"""
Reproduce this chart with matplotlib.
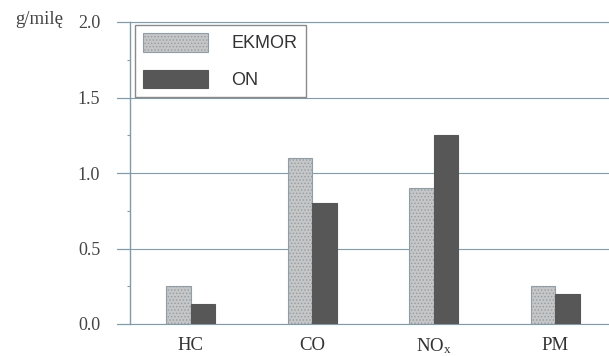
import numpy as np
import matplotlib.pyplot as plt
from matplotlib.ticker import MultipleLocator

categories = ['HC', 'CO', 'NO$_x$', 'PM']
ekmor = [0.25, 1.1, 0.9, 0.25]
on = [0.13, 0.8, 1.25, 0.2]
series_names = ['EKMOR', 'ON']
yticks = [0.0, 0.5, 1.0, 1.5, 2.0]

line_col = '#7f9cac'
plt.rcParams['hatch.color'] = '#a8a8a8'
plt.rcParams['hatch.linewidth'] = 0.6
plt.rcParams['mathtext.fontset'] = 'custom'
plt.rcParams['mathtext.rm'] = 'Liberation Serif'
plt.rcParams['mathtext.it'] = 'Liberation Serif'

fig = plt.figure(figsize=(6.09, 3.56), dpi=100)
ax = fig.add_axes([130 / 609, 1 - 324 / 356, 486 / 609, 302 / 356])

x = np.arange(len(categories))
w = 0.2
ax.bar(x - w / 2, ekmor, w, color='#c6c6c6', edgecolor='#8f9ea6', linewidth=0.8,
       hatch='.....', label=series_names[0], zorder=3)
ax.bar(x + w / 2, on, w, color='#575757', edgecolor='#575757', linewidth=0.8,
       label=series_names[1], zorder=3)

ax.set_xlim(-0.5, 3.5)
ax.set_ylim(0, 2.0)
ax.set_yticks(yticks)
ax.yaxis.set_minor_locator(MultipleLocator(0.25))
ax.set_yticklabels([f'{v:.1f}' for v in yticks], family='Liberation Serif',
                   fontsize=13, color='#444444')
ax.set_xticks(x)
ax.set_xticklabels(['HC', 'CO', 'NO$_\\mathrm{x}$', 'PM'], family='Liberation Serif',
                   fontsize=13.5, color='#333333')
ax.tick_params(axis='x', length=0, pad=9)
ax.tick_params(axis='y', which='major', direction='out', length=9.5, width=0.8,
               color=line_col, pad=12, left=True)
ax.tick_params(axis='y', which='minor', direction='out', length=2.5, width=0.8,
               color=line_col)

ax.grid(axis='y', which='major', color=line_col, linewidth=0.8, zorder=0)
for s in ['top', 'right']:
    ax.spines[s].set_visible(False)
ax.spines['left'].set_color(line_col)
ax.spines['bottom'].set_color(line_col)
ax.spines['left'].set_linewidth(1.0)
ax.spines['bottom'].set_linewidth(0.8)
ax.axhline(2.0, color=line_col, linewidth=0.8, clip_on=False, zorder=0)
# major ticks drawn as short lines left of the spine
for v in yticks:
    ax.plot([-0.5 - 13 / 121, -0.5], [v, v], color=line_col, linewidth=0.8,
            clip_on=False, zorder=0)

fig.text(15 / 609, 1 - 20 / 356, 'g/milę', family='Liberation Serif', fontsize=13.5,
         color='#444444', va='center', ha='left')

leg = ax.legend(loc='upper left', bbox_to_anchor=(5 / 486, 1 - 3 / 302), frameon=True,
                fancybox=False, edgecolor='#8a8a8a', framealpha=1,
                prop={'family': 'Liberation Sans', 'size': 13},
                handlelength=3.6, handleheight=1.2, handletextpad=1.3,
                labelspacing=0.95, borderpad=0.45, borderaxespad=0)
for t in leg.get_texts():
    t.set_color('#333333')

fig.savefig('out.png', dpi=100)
"""
▶ _The exercise_
From the top of the listing above, repeat each line exactly until you reach the line containing "yticks = [0.0, 0.5, 1.0, 1.5, 2.0]", and repeat that one too. Leave the pictures out.

▶ _Finished exercise_
Reproduce this chart with matplotlib.
import numpy as np
import matplotlib.pyplot as plt
from matplotlib.ticker import MultipleLocator

categories = ['HC', 'CO', 'NO$_x$', 'PM']
ekmor = [0.25, 1.1, 0.9, 0.25]
on = [0.13, 0.8, 1.25, 0.2]
series_names = ['EKMOR', 'ON']
yticks = [0.0, 0.5, 1.0, 1.5, 2.0]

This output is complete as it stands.